West Fifth and Colorado
Demolition kicked off last month at the southeast corner of West Fifth and Colorado Streets, clearing several buildings most recently occupied by restaurants Chinatown and Lonesome Dove, the latter relocating to a new location up the street — along with the structure at 409 Colorado Street currently being used as offices, but best known for its history as the original home of the Alamo Drafthouse Cinema’s first single-screen theater in 1997, long before anyone could imagine this homegrown chain would become a national phenomenon. C’est la vie.
Once this corner’s cleared and prepped, we’ll likely see a quick groundbreaking on the 415 Colorado tower by investors Stonelake Capital Partners, a 47-floor, 640-foot residential and office tower designed by Houston firm Ziegler Cooper Architects, along with landscape architects TBG Partners and general contractors Harvey-Cleary.
Potentially completed by 2024, the project’s set to bring 110,000 square feet of offices beneath 328 apartments to the site — and yes, as we were happy to confirm last month, the building has been redesigned to include retail space, making the future of this corner much more interesting for those of us who don’t live or work there.
West Sixth and Guadalupe
Just a few blocks away at West Sixth and Guadalupe, we arrive at our much less photogenic corner transformation — visible demolition hasn’t commenced just yet, but fences are up on behalf of development team Ryan Companies and Tishman Speyer for the clearing of this corner drive-thru bank, along with the 1927 structure most recently home to Maiko Sushi Lounge. Good news for all the Maikoheads out there who were pretty gutted this place closed — it’s already got a new location open at the old Max’s Wine Dive space at 207 San Jacinto Boulevard. Local news doesn’t seem to have noticed this yet, but it’s there!

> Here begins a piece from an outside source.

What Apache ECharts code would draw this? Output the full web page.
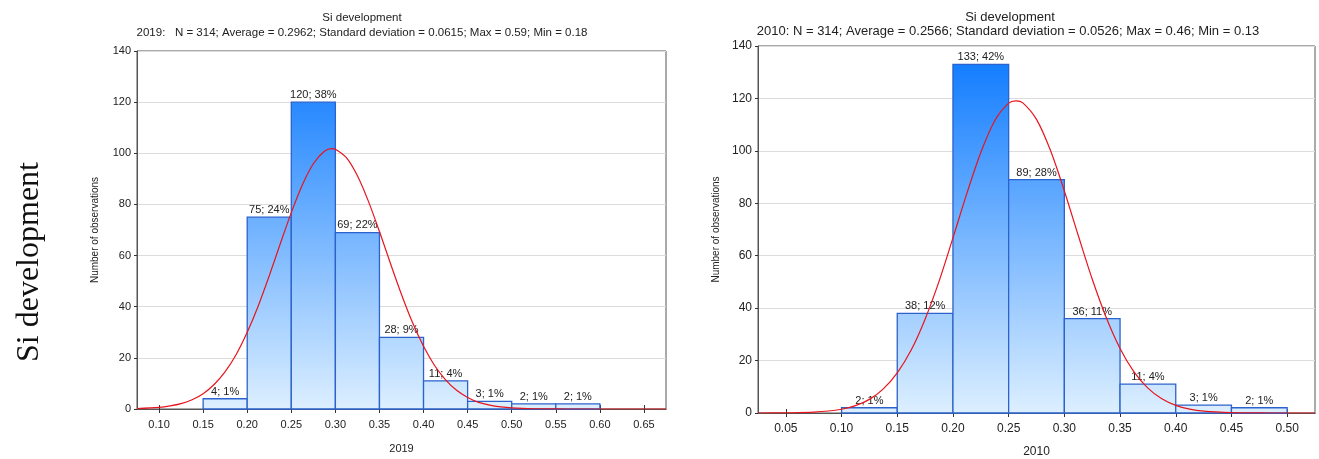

So what’s going up here? Once the corner’s cleared out, we expect to see forward motion on Ryan/Tishman’s 321 West tower plan, most recently described as a mixed-use project containing 140,000 square feet of office space beneath 370 apartments — making the two plans we’re discussing in this article surprisingly similar! The 321 West project looks a bit different than the 415 Colorado tower, however, with a design from architects Page we’ve described before as “pleasingly narrow.” The height on this one has jumped around a bit, but based on the latest reports we’re expecting a tower between 55 and 58 floors rising 675 feet or more.
That’s not the only thing still up in the air about this project, with the tower originally announced as a Ryan Companies project on behalf of bank chain BBVA, meaning most of the renderings we’ve seen have the bank’s logo at the top. Thing is, that bank doesn’t really exist anymore, having been bought out in 2021 by larger bank holding company PNC Financial Services. The Ryan/Tishman developer partnership now owns the property, so it’s unclear whether the ground-level retail space of the building will still contain a bank like we saw in earlier plans — we kinda hope it doesn’t, since a bank is less fun than almost any other commercial use. Heck, we’d prefer a dentist.